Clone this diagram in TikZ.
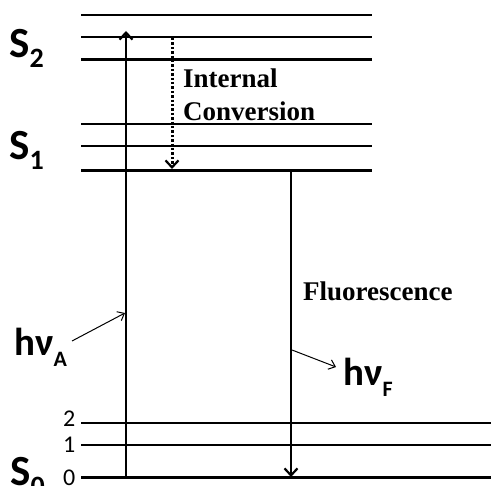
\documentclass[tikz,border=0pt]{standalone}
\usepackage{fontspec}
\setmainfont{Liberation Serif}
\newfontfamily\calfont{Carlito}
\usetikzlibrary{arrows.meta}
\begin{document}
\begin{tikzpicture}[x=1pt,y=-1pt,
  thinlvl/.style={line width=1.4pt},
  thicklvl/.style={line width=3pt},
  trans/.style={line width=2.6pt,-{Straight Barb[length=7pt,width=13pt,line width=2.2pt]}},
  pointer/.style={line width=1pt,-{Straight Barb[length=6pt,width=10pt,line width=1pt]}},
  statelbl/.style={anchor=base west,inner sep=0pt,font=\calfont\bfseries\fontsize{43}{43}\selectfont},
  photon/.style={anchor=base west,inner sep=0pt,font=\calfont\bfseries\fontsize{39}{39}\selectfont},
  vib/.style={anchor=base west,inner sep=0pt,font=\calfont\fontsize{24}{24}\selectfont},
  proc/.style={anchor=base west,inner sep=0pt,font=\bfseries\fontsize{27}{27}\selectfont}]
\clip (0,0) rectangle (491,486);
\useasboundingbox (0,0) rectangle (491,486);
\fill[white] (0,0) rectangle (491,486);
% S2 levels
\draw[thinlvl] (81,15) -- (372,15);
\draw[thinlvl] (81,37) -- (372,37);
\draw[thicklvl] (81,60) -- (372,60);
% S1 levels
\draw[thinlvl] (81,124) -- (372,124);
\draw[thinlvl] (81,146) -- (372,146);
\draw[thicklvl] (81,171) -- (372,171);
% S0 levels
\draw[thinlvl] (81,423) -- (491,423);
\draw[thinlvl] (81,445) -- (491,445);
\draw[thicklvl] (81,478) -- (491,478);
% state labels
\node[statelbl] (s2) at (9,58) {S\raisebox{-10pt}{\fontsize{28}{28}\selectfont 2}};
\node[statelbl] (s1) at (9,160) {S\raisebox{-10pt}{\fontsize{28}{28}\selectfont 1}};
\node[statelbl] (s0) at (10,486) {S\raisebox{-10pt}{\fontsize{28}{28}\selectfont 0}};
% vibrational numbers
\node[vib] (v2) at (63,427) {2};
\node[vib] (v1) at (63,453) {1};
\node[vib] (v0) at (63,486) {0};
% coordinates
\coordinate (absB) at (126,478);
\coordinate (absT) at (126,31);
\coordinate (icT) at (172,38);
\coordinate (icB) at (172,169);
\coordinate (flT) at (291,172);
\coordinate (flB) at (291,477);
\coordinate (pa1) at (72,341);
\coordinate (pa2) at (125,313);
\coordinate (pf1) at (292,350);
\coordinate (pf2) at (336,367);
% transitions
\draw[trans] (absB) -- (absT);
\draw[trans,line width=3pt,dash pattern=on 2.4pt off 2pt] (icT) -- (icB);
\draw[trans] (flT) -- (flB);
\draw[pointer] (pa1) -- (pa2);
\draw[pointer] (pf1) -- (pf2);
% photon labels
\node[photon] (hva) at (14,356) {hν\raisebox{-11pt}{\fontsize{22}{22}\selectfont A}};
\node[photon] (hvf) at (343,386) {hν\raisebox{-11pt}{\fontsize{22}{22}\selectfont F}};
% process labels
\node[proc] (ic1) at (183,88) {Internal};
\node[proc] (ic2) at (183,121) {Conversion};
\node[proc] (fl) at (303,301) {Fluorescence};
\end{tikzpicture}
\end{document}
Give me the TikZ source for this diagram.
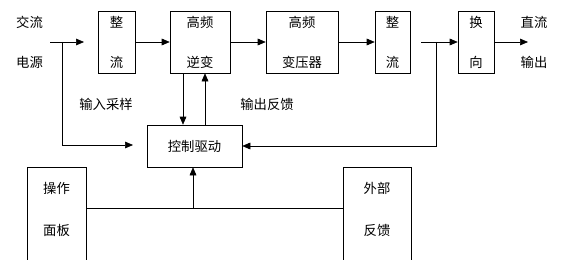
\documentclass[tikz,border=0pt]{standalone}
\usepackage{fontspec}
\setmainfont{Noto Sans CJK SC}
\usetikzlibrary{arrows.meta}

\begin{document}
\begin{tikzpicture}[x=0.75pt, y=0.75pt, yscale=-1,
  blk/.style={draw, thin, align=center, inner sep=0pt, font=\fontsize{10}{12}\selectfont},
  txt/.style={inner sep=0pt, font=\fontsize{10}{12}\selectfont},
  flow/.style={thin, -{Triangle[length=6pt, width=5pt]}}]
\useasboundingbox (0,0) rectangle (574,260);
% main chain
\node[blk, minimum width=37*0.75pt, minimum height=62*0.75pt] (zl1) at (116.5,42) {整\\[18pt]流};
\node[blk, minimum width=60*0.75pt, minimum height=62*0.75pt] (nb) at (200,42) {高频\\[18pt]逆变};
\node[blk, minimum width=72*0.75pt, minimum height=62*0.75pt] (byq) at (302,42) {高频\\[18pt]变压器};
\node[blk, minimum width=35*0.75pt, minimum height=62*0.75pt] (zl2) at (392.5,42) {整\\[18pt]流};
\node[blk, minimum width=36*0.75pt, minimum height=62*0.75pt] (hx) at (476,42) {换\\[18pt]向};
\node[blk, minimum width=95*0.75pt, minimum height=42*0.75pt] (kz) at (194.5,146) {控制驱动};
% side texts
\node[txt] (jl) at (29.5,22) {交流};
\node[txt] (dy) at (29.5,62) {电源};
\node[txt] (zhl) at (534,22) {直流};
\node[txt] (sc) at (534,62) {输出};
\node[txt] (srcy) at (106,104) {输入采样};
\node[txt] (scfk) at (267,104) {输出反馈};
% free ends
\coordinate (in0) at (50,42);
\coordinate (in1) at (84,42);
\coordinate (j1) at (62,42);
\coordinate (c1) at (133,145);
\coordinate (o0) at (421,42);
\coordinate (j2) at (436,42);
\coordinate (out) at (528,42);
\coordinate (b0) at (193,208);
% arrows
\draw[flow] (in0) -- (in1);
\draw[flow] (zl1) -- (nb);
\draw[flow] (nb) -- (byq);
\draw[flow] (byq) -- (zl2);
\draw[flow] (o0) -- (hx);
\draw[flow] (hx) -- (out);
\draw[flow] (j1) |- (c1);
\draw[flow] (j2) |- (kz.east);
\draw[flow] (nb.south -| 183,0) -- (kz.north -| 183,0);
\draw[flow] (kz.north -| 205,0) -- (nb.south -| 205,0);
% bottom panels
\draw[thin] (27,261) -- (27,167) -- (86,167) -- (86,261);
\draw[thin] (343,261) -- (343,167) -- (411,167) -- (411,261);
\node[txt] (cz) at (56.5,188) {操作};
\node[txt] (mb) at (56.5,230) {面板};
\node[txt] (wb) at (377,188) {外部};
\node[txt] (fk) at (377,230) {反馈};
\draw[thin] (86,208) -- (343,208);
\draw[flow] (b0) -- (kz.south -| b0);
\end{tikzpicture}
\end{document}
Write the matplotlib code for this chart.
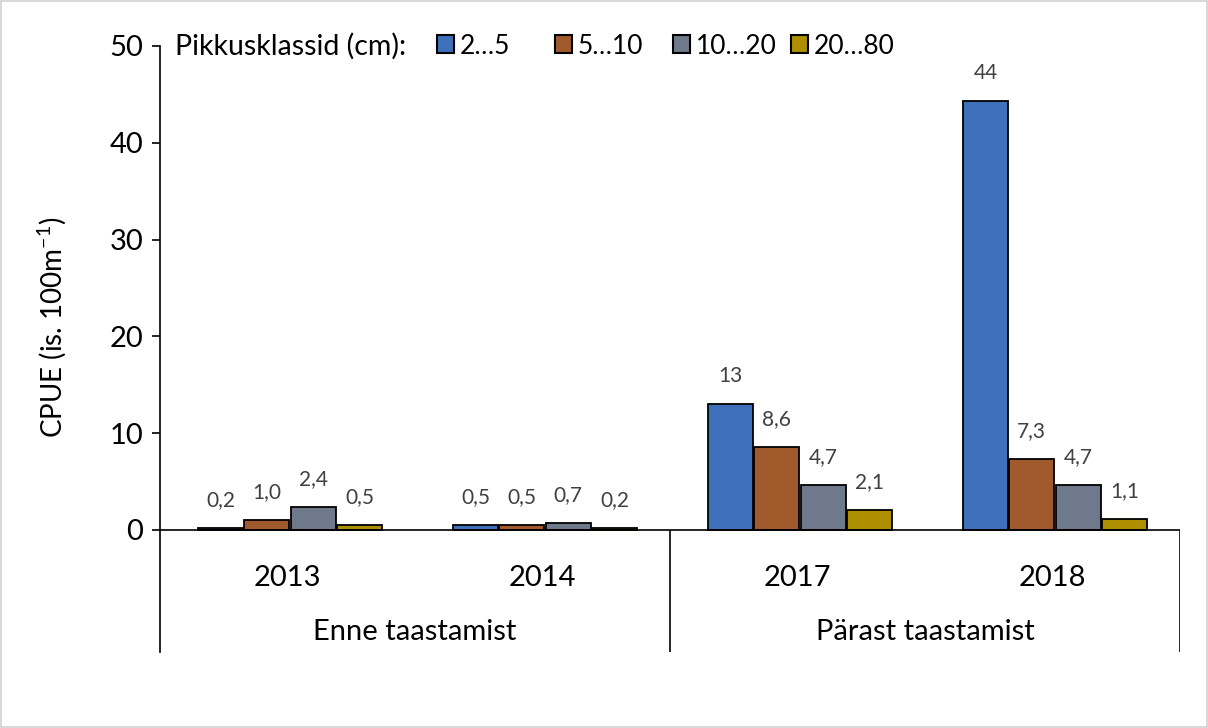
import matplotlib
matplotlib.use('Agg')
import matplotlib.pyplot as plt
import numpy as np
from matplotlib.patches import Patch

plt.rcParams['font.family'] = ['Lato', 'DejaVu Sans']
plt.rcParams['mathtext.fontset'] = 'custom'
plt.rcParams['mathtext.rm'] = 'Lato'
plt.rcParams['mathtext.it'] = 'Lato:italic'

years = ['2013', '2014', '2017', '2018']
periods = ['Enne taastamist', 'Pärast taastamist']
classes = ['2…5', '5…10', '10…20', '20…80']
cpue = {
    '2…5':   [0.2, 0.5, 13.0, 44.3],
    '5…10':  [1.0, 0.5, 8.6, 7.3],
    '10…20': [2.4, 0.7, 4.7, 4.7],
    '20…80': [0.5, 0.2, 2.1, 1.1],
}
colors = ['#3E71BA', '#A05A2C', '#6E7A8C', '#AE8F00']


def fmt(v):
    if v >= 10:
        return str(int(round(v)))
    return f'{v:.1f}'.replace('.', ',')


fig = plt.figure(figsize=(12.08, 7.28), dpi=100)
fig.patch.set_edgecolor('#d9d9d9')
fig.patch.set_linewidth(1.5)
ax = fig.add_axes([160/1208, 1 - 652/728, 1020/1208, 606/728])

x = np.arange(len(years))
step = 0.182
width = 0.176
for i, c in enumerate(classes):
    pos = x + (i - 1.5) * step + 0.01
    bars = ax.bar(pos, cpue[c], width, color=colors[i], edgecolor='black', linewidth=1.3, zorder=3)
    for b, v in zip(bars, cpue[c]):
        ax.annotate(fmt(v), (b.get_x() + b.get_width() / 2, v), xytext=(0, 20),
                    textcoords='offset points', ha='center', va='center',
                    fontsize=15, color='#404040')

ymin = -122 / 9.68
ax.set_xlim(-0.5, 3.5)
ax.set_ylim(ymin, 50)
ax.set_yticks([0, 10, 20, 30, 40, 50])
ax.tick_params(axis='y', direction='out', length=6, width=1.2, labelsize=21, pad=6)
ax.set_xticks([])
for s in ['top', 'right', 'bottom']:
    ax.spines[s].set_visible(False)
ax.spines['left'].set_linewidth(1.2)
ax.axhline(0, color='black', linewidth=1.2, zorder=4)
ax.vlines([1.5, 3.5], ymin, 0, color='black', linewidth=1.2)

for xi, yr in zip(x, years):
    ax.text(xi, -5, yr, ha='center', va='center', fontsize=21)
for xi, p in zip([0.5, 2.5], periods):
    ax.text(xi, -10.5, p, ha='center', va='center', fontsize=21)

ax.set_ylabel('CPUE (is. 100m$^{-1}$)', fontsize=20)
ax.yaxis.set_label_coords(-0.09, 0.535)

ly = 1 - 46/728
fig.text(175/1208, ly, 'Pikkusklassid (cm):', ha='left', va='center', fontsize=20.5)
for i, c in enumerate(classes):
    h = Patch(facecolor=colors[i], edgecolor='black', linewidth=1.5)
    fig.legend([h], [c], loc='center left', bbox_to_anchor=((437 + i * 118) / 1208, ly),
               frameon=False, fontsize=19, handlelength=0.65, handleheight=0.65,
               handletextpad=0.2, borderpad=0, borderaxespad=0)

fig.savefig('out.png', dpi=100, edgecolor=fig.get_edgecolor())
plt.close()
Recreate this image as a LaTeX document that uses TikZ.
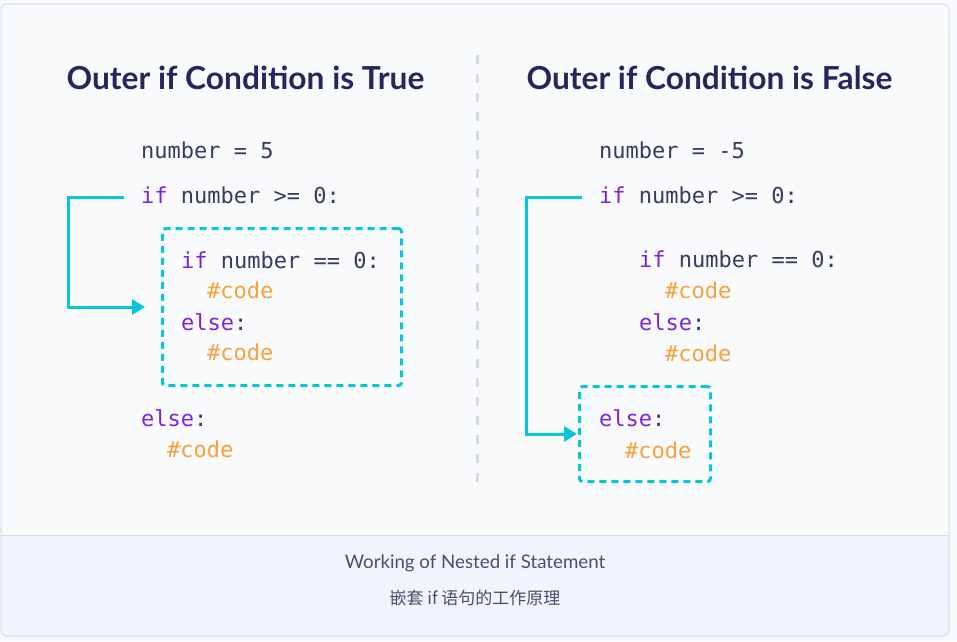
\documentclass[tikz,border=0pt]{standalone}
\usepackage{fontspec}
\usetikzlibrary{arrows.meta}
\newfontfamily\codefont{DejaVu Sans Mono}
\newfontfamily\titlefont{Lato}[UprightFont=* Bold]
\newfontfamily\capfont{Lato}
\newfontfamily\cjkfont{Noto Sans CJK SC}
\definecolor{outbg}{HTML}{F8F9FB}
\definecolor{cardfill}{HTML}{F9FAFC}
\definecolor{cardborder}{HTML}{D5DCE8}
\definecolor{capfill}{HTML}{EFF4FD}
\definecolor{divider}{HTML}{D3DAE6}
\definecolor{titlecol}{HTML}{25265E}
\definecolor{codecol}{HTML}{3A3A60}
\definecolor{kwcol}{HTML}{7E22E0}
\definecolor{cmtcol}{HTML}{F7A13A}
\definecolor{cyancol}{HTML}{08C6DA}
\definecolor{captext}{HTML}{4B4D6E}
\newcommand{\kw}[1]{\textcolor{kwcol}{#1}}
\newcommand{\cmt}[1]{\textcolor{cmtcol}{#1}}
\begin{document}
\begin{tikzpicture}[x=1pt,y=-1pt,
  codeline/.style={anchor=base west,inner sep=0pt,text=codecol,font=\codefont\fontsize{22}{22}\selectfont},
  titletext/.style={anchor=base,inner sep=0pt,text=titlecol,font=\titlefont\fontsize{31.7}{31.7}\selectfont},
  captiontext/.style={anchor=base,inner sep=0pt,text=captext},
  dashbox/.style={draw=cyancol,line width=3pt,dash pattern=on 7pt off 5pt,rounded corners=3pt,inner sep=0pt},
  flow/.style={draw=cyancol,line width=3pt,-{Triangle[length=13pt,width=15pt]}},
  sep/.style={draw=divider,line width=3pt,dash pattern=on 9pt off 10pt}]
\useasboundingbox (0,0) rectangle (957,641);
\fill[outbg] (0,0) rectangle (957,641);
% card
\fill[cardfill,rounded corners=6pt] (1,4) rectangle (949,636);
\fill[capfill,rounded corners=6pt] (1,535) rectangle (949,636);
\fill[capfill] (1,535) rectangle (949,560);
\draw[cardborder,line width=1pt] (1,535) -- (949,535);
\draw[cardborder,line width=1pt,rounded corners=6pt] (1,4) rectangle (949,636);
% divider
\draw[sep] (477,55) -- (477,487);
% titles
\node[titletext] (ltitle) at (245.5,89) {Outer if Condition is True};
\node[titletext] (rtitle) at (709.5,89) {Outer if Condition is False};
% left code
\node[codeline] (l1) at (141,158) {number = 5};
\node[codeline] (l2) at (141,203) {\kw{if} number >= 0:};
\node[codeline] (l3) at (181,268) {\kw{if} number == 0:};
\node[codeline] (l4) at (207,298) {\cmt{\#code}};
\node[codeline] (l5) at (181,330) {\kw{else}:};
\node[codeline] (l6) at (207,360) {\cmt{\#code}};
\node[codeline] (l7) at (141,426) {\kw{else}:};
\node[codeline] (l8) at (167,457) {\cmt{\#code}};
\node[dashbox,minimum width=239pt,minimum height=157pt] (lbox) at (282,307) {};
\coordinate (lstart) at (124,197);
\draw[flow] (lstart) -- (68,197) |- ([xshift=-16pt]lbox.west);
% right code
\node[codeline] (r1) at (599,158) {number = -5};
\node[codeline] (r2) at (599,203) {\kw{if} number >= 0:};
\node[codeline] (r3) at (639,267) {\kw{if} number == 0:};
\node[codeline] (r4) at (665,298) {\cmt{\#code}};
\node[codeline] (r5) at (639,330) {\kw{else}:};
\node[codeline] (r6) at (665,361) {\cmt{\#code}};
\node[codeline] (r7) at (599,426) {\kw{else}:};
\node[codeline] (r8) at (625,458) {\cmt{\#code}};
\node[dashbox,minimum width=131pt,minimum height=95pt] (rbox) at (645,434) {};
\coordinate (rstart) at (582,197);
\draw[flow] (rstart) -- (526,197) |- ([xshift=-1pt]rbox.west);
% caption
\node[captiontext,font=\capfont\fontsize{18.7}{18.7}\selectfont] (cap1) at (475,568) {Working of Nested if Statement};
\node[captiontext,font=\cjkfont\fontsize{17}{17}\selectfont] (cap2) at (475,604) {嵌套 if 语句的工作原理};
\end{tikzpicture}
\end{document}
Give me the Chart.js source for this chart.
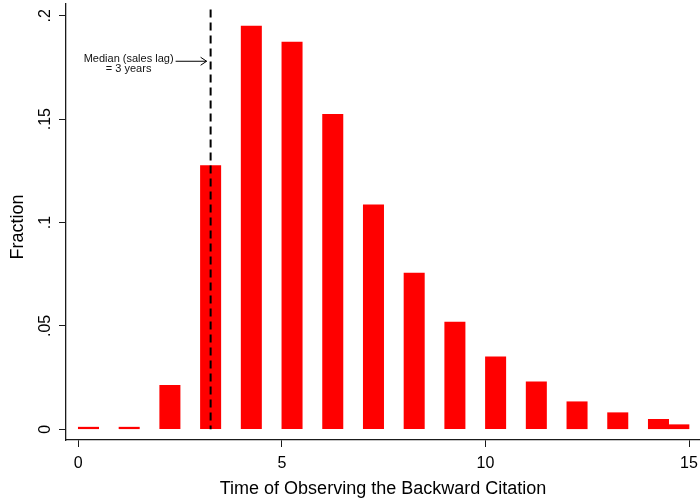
^^^^
[Aim]:
Except for the pictures, write out exactly the lines from the line that contains "Write the matplotlib code for this chart." through the line that contains "ax.yaxis.set_label_coords(-0.09, 0.535)", including both.

[Response for this exercise]:
Write the matplotlib code for this chart.
import matplotlib
matplotlib.use('Agg')
import matplotlib.pyplot as plt
import numpy as np
from matplotlib.patches import Patch

plt.rcParams['font.family'] = ['Lato', 'DejaVu Sans']
plt.rcParams['mathtext.fontset'] = 'custom'
plt.rcParams['mathtext.rm'] = 'Lato'
plt.rcParams['mathtext.it'] = 'Lato:italic'

years = ['2013', '2014', '2017', '2018']
periods = ['Enne taastamist', 'Pärast taastamist']
classes = ['2…5', '5…10', '10…20', '20…80']
cpue = {
    '2…5':   [0.2, 0.5, 13.0, 44.3],
    '5…10':  [1.0, 0.5, 8.6, 7.3],
    '10…20': [2.4, 0.7, 4.7, 4.7],
    '20…80': [0.5, 0.2, 2.1, 1.1],
}
colors = ['#3E71BA', '#A05A2C', '#6E7A8C', '#AE8F00']


def fmt(v):
    if v >= 10:
        return str(int(round(v)))
    return f'{v:.1f}'.replace('.', ',')


fig = plt.figure(figsize=(12.08, 7.28), dpi=100)
fig.patch.set_edgecolor('#d9d9d9')
fig.patch.set_linewidth(1.5)
ax = fig.add_axes([160/1208, 1 - 652/728, 1020/1208, 606/728])

x = np.arange(len(years))
step = 0.182
width = 0.176
for i, c in enumerate(classes):
    pos = x + (i - 1.5) * step + 0.01
    bars = ax.bar(pos, cpue[c], width, color=colors[i], edgecolor='black', linewidth=1.3, zorder=3)
    for b, v in zip(bars, cpue[c]):
        ax.annotate(fmt(v), (b.get_x() + b.get_width() / 2, v), xytext=(0, 20),
                    textcoords='offset points', ha='center', va='center',
                    fontsize=15, color='#404040')

ymin = -122 / 9.68
ax.set_xlim(-0.5, 3.5)
ax.set_ylim(ymin, 50)
ax.set_yticks([0, 10, 20, 30, 40, 50])
ax.tick_params(axis='y', direction='out', length=6, width=1.2, labelsize=21, pad=6)
ax.set_xticks([])
for s in ['top', 'right', 'bottom']:
    ax.spines[s].set_visible(False)
ax.spines['left'].set_linewidth(1.2)
ax.axhline(0, color='black', linewidth=1.2, zorder=4)
ax.vlines([1.5, 3.5], ymin, 0, color='black', linewidth=1.2)

for xi, yr in zip(x, years):
    ax.text(xi, -5, yr, ha='center', va='center', fontsize=21)
for xi, p in zip([0.5, 2.5], periods):
    ax.text(xi, -10.5, p, ha='center', va='center', fontsize=21)

ax.set_ylabel('CPUE (is. 100m$^{-1}$)', fontsize=20)
ax.yaxis.set_label_coords(-0.09, 0.535)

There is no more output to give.